Even more random is the tack of this dude's thesis. In comparing Hugo Chavez to Salvador Allende, Daniel Mandel trots out a number of chestnuts about the life and times of the Chilean president that have been long since debunked by our own government as cold-war-era CIA propaganda. Readers will remember that when military leaders assassinated Allende, they promptly installed the brutal dictatorship of Augusto Pinochet. Ah, the good old days.

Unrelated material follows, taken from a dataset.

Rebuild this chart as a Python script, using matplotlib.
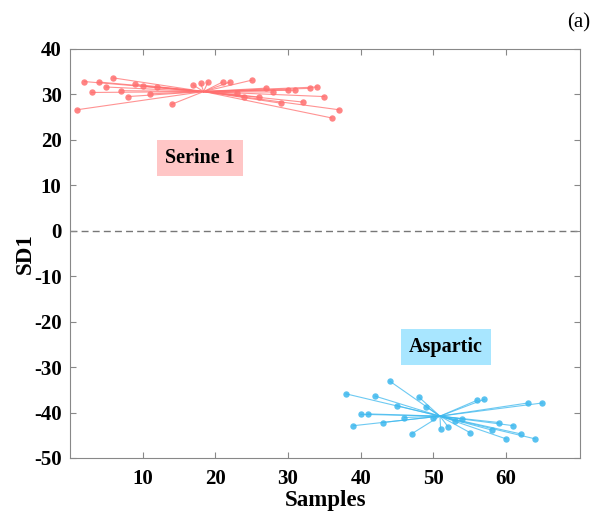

Calling Allende’s democratically elected government a “Marxist dictatorship,” Mandel gets into a laundry list of 70’s-era Chilean property expropriation (“often at gunpoint”), and makes a limp comparison to Caracas’ electric company, which was bought out this week with market-value compensation (or, in Mandel’s worlds, was “taken over by stealth and political pressure”).
Insanely, Mandel laments that Venezuela’s military has been “purged” of “anyone who might oppose [Chavez].” Uh, yeah. The officers “purged” had actually planned and carried out a bloody Allende-style coup attempt against Chavez in 2002. But in a sense that’s Mandel’s point: He concludes by complaining that Venezuela’s military is not sufficiently “non-politicized”, a condition “that enabled Chile to extricate itself from Mr. Allende.”
Finally! An “alternative” perspective on Venezuela made it into the dailies. One can only look forward to what’s next, perhaps a nostalgic remembrance of Franco’s Spain, or an intimate profile of Idi Amin by those who loved him most? The mind reels.